Ok, now this makes me frusratated. I am a respectable member of the Air Line Pilots Association (ALPA) and usually am thankful for the work they do for my job. But this just goes against all my beliefs!

From NARP hotline:



> The Government of Canada announced a $691.9-million CAD infusion for VIA Rail Canada yesterday. The five-year funding plan will provide $516 million in capital funds for equipment refurbishment of F40 locomotives and LRC cars, elimination of bottlenecks and speed improvements on the Quebec City – Windsor Corridor, and station enhancements. Funds will also reportedly be put towards accessibility features on the Renaissance cars for passengers with disabilities. The other $175.9 million will bolster VIA’s operating budget until the planned upgrades produce expected cost savings. New frequencies along the Corridor are planned as well. While there is no reason to believe the funds will not be disbursed as announced, it should be noted that in 2003 the government of then-Prime Minister Paul Martin rescinded a five-year investment in VIA of $700 million that the previous PM Jean Chrétien had pledged.



And the weekly email from ALPA I read this: :angry:



> ALPA denounced Transport Canada today for its decision to subsidize VIA Rail Canada, Inc., with $691 million, while excessive airport rent, fuel excise taxes, and security costs burden the country’s airline industry.“It’s time to treat all modes of transportation equally, especially in a country as big as Canada,” said Capt. Dan Adamus, president of the ALPA Canada Board. “Air travel is not a luxury—it is necessary to do business and will only serve to strengthen our economy. The government’s regressive taxation approach toward aviation needs to be overhauled.”
> 
> Depressed revenues and higher costs undermine the airline industry’s immediate prospects for recovery, while thousands of airline workers in both Canada and the United States have suffered displacement, wage cuts, and worsening working conditions.
> 
> “The federal government must understand that the airline industry is not a cash cow, and that subsidizing one form of transportation while excessively taxing another only punishes those Canadians who fly in and out of their rural communities,” said Adamus. “Transport Canada set a $691 million precedent this week—and we expect air transport to be next in line.”

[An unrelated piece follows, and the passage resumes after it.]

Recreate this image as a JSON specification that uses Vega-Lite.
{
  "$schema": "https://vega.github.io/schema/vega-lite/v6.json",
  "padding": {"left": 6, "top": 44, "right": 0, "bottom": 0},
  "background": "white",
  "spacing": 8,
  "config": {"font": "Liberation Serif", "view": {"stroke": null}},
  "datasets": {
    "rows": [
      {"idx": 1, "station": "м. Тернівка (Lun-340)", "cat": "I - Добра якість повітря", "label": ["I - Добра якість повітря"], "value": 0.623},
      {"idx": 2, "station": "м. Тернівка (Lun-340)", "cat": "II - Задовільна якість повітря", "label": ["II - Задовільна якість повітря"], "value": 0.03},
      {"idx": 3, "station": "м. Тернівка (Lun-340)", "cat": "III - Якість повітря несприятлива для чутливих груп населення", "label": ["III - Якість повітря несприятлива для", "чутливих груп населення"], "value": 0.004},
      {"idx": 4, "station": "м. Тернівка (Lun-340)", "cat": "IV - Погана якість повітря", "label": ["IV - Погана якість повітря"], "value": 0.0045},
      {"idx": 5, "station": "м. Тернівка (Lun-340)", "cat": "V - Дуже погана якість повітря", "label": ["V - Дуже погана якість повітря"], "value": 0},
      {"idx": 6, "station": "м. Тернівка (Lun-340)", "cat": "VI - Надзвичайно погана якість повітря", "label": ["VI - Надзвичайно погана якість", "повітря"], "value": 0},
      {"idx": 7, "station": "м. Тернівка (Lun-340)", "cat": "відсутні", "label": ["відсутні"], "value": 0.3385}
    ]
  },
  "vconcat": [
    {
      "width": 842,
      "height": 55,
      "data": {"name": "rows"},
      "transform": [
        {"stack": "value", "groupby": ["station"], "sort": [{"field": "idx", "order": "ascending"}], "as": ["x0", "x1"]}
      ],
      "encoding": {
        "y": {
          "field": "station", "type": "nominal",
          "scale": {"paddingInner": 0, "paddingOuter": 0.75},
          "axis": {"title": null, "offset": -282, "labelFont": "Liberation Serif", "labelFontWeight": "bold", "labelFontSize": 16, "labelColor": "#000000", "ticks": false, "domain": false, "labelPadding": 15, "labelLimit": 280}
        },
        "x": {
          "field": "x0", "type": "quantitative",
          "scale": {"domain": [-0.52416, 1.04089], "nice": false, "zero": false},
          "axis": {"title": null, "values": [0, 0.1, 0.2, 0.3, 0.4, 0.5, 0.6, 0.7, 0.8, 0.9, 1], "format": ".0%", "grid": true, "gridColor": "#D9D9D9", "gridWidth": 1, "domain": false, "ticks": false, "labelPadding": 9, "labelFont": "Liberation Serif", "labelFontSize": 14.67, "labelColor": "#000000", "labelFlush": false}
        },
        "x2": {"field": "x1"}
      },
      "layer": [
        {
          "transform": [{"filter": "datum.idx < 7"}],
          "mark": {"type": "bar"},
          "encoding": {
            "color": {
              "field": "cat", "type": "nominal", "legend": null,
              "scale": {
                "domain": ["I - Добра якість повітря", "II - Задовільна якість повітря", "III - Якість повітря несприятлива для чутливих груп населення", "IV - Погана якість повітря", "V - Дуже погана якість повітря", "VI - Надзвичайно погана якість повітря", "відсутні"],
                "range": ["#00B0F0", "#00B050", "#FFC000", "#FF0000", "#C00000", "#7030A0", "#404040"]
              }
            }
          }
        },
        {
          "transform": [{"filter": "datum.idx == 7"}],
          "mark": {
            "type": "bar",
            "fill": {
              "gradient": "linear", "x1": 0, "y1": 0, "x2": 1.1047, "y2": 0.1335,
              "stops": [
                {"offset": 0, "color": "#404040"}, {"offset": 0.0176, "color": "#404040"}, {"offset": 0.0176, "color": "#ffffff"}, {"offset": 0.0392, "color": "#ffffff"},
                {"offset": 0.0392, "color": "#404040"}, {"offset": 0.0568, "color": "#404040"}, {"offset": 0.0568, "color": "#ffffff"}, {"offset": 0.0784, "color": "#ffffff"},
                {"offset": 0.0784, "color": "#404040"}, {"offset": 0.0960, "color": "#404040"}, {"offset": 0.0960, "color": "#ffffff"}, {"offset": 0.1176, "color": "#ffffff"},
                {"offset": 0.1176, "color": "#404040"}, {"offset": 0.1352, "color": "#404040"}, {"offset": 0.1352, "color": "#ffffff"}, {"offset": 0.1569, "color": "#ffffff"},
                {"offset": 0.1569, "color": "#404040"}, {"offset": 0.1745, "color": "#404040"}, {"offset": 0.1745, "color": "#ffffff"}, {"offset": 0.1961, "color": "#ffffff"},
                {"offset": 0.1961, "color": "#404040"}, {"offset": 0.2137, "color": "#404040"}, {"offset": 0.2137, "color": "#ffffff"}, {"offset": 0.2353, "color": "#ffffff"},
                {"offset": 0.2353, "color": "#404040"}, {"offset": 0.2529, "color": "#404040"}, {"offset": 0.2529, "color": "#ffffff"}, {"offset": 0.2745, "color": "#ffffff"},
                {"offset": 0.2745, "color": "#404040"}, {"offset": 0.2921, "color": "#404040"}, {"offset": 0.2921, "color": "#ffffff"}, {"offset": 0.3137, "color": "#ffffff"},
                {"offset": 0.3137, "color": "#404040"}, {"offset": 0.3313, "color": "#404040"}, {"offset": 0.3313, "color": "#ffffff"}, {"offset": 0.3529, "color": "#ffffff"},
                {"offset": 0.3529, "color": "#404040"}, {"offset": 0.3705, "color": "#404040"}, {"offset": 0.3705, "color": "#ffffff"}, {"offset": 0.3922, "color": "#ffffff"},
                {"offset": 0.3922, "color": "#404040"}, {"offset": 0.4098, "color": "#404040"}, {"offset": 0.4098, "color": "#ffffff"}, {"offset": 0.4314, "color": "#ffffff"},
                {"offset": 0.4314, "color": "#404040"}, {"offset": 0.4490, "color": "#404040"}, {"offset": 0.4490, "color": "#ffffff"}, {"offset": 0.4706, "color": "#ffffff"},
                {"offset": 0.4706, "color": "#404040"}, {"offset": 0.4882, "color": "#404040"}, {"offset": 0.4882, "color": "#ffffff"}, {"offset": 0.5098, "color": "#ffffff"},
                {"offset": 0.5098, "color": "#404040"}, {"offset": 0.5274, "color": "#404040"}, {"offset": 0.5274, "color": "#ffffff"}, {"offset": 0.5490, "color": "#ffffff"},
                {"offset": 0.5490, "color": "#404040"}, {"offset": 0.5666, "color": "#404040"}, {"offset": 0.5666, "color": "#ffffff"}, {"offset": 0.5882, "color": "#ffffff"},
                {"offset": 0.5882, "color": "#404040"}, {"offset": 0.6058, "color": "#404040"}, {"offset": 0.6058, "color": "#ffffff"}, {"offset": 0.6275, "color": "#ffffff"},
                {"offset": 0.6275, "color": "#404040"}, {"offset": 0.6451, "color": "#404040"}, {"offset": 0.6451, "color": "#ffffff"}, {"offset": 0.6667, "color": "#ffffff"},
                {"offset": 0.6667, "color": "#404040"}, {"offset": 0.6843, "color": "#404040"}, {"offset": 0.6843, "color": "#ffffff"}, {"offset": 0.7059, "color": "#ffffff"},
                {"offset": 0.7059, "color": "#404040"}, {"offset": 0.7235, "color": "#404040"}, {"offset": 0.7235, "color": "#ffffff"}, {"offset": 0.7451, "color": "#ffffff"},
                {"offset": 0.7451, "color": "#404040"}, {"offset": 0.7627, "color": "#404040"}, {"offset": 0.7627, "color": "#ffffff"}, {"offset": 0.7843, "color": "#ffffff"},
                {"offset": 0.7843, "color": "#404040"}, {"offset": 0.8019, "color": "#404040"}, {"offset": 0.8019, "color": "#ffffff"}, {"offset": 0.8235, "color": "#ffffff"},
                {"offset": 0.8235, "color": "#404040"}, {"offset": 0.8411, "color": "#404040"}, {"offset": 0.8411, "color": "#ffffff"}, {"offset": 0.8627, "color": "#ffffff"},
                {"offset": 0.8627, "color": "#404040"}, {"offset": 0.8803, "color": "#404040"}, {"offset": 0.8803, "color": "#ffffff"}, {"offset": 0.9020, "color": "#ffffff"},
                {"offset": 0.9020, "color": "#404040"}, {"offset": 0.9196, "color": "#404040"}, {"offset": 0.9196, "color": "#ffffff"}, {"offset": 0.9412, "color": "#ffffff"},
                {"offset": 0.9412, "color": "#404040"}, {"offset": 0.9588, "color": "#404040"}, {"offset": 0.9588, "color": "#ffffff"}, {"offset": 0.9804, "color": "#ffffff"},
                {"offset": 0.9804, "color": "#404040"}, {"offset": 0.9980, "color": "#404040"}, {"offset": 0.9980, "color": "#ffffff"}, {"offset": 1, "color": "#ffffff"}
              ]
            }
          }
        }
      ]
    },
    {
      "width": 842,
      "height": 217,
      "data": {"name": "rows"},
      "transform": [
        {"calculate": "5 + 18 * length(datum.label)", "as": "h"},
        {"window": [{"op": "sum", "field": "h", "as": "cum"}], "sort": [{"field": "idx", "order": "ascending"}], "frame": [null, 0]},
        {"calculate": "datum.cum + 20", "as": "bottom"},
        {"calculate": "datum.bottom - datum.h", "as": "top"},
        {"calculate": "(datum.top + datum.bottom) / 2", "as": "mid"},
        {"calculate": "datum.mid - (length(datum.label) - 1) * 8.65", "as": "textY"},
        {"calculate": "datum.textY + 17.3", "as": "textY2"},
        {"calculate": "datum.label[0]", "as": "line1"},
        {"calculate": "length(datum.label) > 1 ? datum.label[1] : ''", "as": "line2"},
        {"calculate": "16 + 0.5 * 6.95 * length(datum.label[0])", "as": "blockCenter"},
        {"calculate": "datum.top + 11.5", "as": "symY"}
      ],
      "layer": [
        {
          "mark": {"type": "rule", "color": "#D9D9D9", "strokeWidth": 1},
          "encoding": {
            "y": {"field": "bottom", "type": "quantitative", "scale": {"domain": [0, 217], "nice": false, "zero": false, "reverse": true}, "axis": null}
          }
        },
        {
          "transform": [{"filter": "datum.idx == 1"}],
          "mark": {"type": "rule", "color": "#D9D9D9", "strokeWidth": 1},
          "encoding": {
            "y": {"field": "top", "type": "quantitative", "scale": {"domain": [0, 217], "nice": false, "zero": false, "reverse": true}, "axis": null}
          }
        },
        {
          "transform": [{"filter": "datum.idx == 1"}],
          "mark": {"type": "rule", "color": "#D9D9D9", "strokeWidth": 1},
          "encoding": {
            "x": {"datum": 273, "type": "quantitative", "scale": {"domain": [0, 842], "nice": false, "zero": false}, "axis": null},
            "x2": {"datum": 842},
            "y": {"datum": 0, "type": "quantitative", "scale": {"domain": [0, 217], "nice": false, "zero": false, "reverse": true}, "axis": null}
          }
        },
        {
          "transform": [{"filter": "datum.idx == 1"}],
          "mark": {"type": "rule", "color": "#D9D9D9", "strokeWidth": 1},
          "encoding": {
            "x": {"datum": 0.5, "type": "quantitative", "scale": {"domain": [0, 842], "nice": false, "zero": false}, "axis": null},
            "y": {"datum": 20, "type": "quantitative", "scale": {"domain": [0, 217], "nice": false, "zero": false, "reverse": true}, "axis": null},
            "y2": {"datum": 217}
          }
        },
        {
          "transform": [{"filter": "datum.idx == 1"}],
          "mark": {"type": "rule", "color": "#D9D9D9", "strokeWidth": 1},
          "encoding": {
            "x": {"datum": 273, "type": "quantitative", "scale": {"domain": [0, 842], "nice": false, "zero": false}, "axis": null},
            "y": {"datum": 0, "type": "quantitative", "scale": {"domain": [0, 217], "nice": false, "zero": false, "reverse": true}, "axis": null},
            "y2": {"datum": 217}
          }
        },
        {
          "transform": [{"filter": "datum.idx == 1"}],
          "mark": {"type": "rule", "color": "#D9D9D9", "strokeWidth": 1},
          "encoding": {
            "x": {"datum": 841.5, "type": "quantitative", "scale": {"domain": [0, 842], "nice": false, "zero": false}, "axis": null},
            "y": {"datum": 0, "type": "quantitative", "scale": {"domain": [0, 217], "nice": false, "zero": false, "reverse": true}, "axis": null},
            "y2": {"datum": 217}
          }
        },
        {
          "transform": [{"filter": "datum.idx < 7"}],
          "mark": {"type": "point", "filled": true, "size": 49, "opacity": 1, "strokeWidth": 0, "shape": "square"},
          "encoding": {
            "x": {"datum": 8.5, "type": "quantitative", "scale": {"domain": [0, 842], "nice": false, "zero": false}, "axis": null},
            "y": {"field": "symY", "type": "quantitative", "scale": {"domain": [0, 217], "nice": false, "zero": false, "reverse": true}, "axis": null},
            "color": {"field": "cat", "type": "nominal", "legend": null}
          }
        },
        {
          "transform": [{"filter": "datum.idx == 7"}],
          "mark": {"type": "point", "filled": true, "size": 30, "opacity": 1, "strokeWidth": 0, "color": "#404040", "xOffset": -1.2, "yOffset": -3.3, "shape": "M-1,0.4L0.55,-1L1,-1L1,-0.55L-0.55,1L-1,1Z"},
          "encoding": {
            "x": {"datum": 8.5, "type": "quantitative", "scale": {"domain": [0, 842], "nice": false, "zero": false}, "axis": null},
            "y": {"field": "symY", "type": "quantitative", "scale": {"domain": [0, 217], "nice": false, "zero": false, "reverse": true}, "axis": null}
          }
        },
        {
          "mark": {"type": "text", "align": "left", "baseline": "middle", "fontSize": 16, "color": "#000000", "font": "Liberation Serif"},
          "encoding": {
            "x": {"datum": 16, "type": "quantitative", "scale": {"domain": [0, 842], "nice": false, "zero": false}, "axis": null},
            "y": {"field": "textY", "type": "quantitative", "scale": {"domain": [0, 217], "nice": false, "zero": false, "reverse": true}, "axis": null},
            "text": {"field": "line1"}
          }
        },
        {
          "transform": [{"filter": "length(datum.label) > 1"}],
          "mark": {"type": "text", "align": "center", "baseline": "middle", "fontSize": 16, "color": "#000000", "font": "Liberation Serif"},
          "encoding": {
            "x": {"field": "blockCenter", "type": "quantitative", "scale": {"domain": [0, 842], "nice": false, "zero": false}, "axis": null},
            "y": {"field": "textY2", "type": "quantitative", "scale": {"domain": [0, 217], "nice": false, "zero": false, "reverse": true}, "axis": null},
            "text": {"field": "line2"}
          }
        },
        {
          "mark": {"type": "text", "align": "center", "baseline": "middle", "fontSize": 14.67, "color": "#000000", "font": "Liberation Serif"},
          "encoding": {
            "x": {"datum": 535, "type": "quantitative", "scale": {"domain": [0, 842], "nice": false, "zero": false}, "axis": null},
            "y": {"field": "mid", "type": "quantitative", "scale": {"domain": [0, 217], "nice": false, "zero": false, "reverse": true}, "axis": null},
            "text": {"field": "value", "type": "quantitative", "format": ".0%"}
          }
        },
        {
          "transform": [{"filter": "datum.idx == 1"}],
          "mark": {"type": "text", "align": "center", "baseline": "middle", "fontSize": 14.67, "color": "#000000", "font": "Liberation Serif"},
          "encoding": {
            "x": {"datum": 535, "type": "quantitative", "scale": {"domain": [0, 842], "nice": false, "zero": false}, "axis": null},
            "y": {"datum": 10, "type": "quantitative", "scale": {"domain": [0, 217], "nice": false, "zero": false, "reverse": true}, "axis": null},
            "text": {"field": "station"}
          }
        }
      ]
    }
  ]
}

This is why, I've been a little scared to ever become a huge outspoken activist for rail. I didn't think management would like me supporting something that basically "competes" against them. However, I thought my union (ALPA) would at least protect me. Now I'm not so sure... This could just as easily happen here in the US.


----------



## George Harris (Oct 15, 2007)

> “The federal government must understand that the airline industry is not a cash cow, and that subsidizing one form of transportation while excessively taxing another only punishes those Canadians who fly in and out of their rural communities,” said Adamus. “Transport Canada set a $691 million precedent this week—and we expect air transport to be next in line.”

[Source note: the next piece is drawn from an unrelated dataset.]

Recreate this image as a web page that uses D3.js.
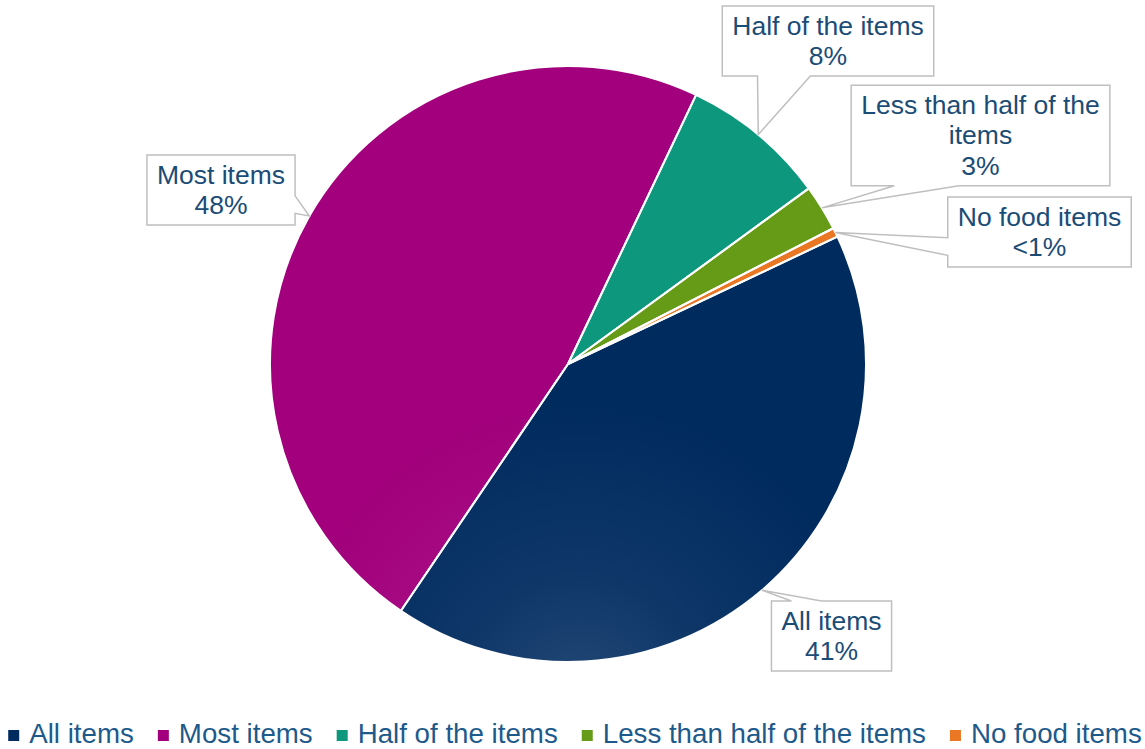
<!DOCTYPE html>
<html>
<head>
<meta charset="utf-8">
<script src="https://cdn.jsdelivr.net/npm/d3@7"></script>
<style>
html,body{margin:0;padding:0;background:#fff;}
svg{display:block;font-family:"Liberation Sans",Arial,sans-serif;}
</style>
</head>
<body>
<svg id="chart" width="1145" height="749"></svg>
<script>
// ---- data ----
const categories = ["All items", "Most items", "Half of the items", "Less than half of the items", "No food items"];
const values = [41.5, 47.6, 7.9, 2.5, 0.5];
const valueLabels = ["41%", "48%", "8%", "3%", "<1%"];
const colors = ["#002b5f", "#a2007c", "#0d977d", "#669b17", "#e97724"];
// label text lines (category name wrapped as in the reference)
const labelLines = [["All items"], ["Most items"], ["Half of the items"], ["Less than half of the", "items"], ["No food items"]];
// label box centers (layout)
const labelCenters = [[831.5, 636], [221, 190], [828, 41], [980.5, 135.5], [1039.5, 232]];

const W = 1145, H = 749;
const cx = 568, cy = 364, R = 298;
const startAngle = 64.7 * Math.PI / 180;

const svg = d3.select("#chart");
const defs = svg.append("defs");
const grad = defs.append("radialGradient").attr("id", "shine")
  .attr("gradientUnits", "userSpaceOnUse").attr("cx", 580).attr("cy", 700).attr("r", 300);
grad.append("stop").attr("offset", "0").attr("stop-color", "#fff").attr("stop-opacity", 0.14);
grad.append("stop").attr("offset", "0.4").attr("stop-color", "#fff").attr("stop-opacity", 0.06);
grad.append("stop").attr("offset", "1").attr("stop-color", "#fff").attr("stop-opacity", 0);

const pie = d3.pie().sort(null).value(d => d).startAngle(startAngle).endAngle(startAngle + 2 * Math.PI);
const arcs = pie(values);
const arc = d3.arc().innerRadius(0).outerRadius(R);

const g = svg.append("g").attr("transform", `translate(${cx},${cy})`);
g.selectAll("path.slice").data(arcs).join("path")
  .attr("class", "slice")
  .attr("d", arc)
  .attr("fill", (d, i) => colors[i]);
svg.append("circle").attr("r", R).attr("cx", cx).attr("cy", cy).attr("fill", "url(#shine)");
g.selectAll("path.sep").data(arcs).join("path")
  .attr("class", "sep")
  .attr("d", arc)
  .attr("fill", "none").attr("stroke", "#fff").attr("stroke-width", 2).attr("stroke-linejoin", "round");

// ---- callout labels (wedgeRectCallout) ----
const fontSize = 26.5, lineH = 30.5;
const labelLayer = svg.append("g");
arcs.forEach((a, i) => {
  const mid = (a.startAngle + a.endAngle) / 2;
  const tip = [cx + R * Math.sin(mid), cy - R * Math.cos(mid)];
  const lines = labelLines[i].concat([valueLabels[i]]);
  const grp = labelLayer.append("g");
  const texts = grp.selectAll("text").data(lines).join("text")
    .attr("font-size", fontSize).attr("fill", "#1b4c76").attr("text-anchor", "middle")
    .text(d => d);
  let maxW = 0;
  texts.each(function () { maxW = Math.max(maxW, this.getComputedTextLength()); });
  const bw = maxW + 20, bh = lines.length * lineH + 9;
  const [mx, my] = labelCenters[i];
  const x0 = mx - bw / 2, y0 = my - bh / 2, x1 = x0 + bw, y1 = y0 + bh;
  const dx = tip[0] - mx, dy = tip[1] - my;
  const xg1 = dx > 0 ? 7 : 2, xg2 = dx > 0 ? 10 : 5;
  const yg1 = dy > 0 ? 7 : 2, yg2 = dy > 0 ? 10 : 5;
  let p;
  if (Math.abs(dx / bw) > Math.abs(dy / bh)) {
    const ya = y0 + bh * yg1 / 12, yb = y0 + bh * yg2 / 12;
    if (dx < 0) p = [[x0, y0], [x1, y0], [x1, y1], [x0, y1], [x0, yb], tip, [x0, ya]];
    else p = [[x0, y0], [x1, y0], [x1, ya], tip, [x1, yb], [x1, y1], [x0, y1]];
  } else {
    const xa = x0 + bw * xg1 / 12, xb = x0 + bw * xg2 / 12;
    if (dy < 0) p = [[x0, y0], [xa, y0], tip, [xb, y0], [x1, y0], [x1, y1], [x0, y1]];
    else p = [[x0, y0], [x1, y0], [x1, y1], [xb, y1], tip, [xa, y1], [x0, y1]];
  }
  grp.insert("path", "text")
    .attr("d", "M" + p.map(q => q.join(",")).join("L") + "Z")
    .attr("fill", "#fff").attr("stroke", "#bfbfbf").attr("stroke-width", 1.5);
  texts.attr("x", mx).attr("y", (d, k) => y0 + 28.5 + k * lineH);
});

// ---- legend ----
const legFont = 27.7, mark = 11, gapMT = 10, gapItem = 24, legBase = 743;
const leg = svg.append("g");
const items = leg.selectAll("g").data(categories).join("g");
items.append("rect").attr("width", mark).attr("height", mark)
  .attr("y", legBase - 13).attr("fill", (d, i) => colors[i]);
items.append("text").attr("x", mark + gapMT).attr("y", legBase)
  .attr("font-size", legFont).attr("fill", "#1d5a8b").text(d => d);
let xpos = 0;
const offs = [];
items.each(function () {
  offs.push(xpos);
  const tw = d3.select(this).select("text").node().getComputedTextLength();
  xpos += mark + gapMT + tw + gapItem;
});
const total = xpos - gapItem;
const lx = 575 - total / 2;
items.attr("transform", (d, i) => `translate(${lx + offs[i]},0)`);
</script>
</body>
</html>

Do these people hallucinate that in some way air travel is not subsidized?

It does make good sense for the union to support the business of their members' employers, but I can see why something like the statements quoted seem a little beyond the range of reason.


----------



## gaspeamtrak (Oct 17, 2007)

George Harris said:


> > “The federal government must understand that the airline industry is not a cash cow, and that subsidizing one form of transportation while excessively taxing another only punishes those Canadians who fly in and out of their rural communities,” said Adamus. “Transport Canada set a $691 million precedent this week—and we expect air transport to be next in line.”
> 
> 
> Do these people hallucinate that in some way air travel is not subsidized? What are these guys smoking???
> ...


----------



## Joel N. Weber II (Jan 13, 2008)

But rail also has the potential to carry passengers to airports (such as T F Green Airport). And where the Acela Express is most successful, it probably helps to reduce the load at overcrowded airports.


----------



## Sealink (Apr 11, 2008)

I think they're worried about what a successful rail service can do to the competing air service, especially on short-hops. Just look at London - Paris...


----------